» WHAT YOU ARE ASKED TO DO
Pictures appear in the records below; write out everything else exactly.

» ENTRIES SHOWN

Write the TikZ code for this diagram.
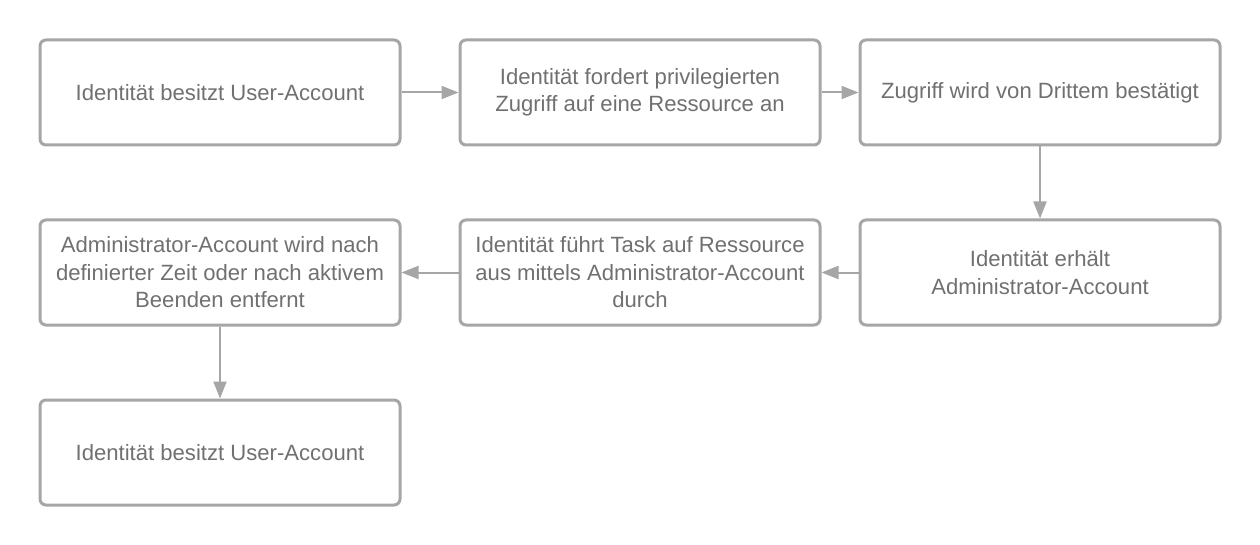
\documentclass[tikz,border=0pt]{standalone}
\usepackage{fontspec}
\setmainfont{Liberation Sans}
\usetikzlibrary{arrows.meta}
\definecolor{boxgray}{HTML}{A6A6A6}
\definecolor{txtgray}{HTML}{707070}
\begin{document}
\begin{tikzpicture}[x=1pt,y=-1pt,
  flowbox/.style={draw=boxgray, line width=3pt, rounded corners=6pt, minimum width=360pt, minimum height=105pt, inner sep=0pt, align=center, text=txtgray, font=\fontsize{22.1}{27.5}\selectfont},
  flowarrow/.style={draw=boxgray, line width=2pt, -{Triangle[length=17pt,width=13pt]}}]
\useasboundingbox (0,0) rectangle (1260,545);
\node[flowbox] (a) at (220,92.5) {Identität besitzt User-Account};
\node[flowbox] (b) at (640,92.5) {Identität fordert privilegierten\\Zugriff auf eine Ressource an};
\node[flowbox] (c) at (1040,92.5) {Zugriff wird von Drittem bestätigt};
\node[flowbox] (d) at (1040,272.5) {Identität erhält\\Administrator-Account};
\node[flowbox] (e) at (640,272.5) {Identität führt Task auf Ressource\\aus mittels Administrator-Account\\durch};
\node[flowbox] (f) at (220,272.5) {Administrator-Account wird nach\\definierter Zeit oder nach aktivem\\Beenden entfernt};
\node[flowbox] (g) at (220,452.5) {Identität besitzt User-Account};
\draw[flowarrow] (a.east) -- (b.west);
\draw[flowarrow] (b.east) -- (c.west);
\draw[flowarrow] (c.south) -- (d.north);
\draw[flowarrow] (d.west) -- (e.east);
\draw[flowarrow] (e.west) -- (f.east);
\draw[flowarrow] (f.south) -- (g.north);
\end{tikzpicture}
\end{document}
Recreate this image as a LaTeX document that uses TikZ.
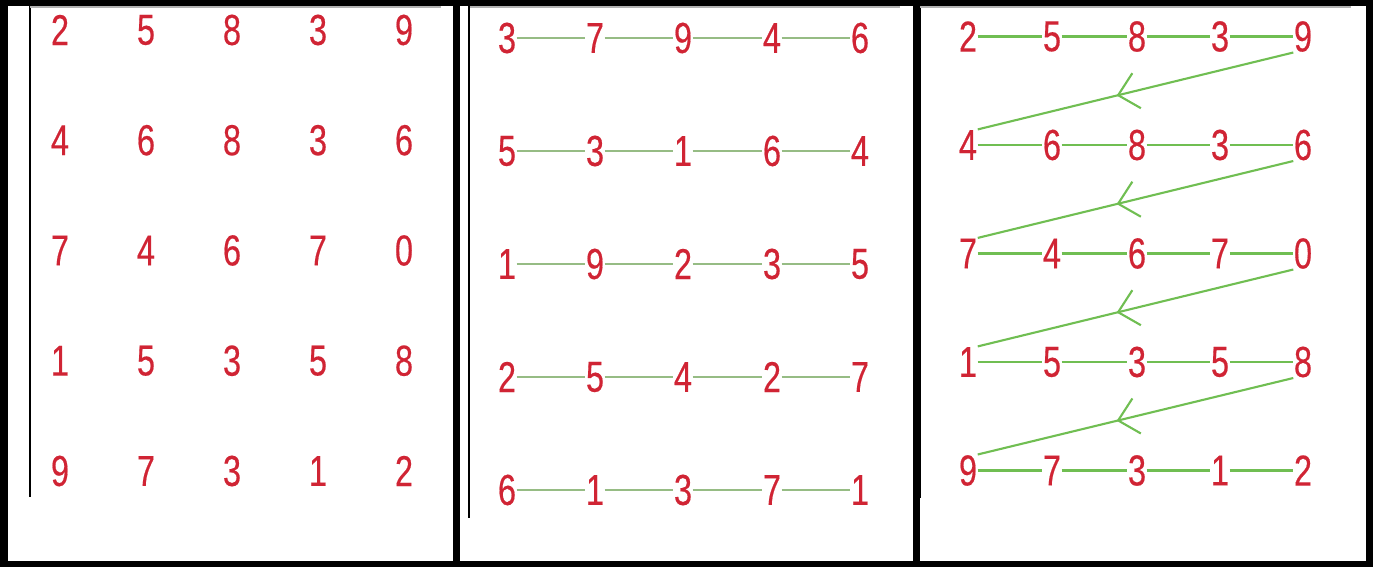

» EXERCISE ANSWER
Write the TikZ code for this diagram.
\documentclass[tikz,border=0pt]{standalone}
\usepackage{fontspec}
\setmainfont{Liberation Sans}
\usetikzlibrary{arrows.meta}
\definecolor{boxgray}{HTML}{A6A6A6}
\definecolor{txtgray}{HTML}{707070}
\begin{document}
\begin{tikzpicture}[x=1pt,y=-1pt,
  flowbox/.style={draw=boxgray, line width=3pt, rounded corners=6pt, minimum width=360pt, minimum height=105pt, inner sep=0pt, align=center, text=txtgray, font=\fontsize{22.1}{27.5}\selectfont},
  flowarrow/.style={draw=boxgray, line width=2pt, -{Triangle[length=17pt,width=13pt]}}]
\useasboundingbox (0,0) rectangle (1260,545);
\node[flowbox] (a) at (220,92.5) {Identität besitzt User-Account};
\node[flowbox] (b) at (640,92.5) {Identität fordert privilegierten\\Zugriff auf eine Ressource an};
\node[flowbox] (c) at (1040,92.5) {Zugriff wird von Drittem bestätigt};
\node[flowbox] (d) at (1040,272.5) {Identität erhält\\Administrator-Account};
\node[flowbox] (e) at (640,272.5) {Identität führt Task auf Ressource\\aus mittels Administrator-Account\\durch};
\node[flowbox] (f) at (220,272.5) {Administrator-Account wird nach\\definierter Zeit oder nach aktivem\\Beenden entfernt};
\node[flowbox] (g) at (220,452.5) {Identität besitzt User-Account};
\draw[flowarrow] (a.east) -- (b.west);
\draw[flowarrow] (b.east) -- (c.west);
\draw[flowarrow] (c.south) -- (d.north);
\draw[flowarrow] (d.west) -- (e.east);
\draw[flowarrow] (e.west) -- (f.east);
\draw[flowarrow] (f.south) -- (g.north);
\end{tikzpicture}
\end{document}
Recreate this image as a LaTeX document that uses TikZ.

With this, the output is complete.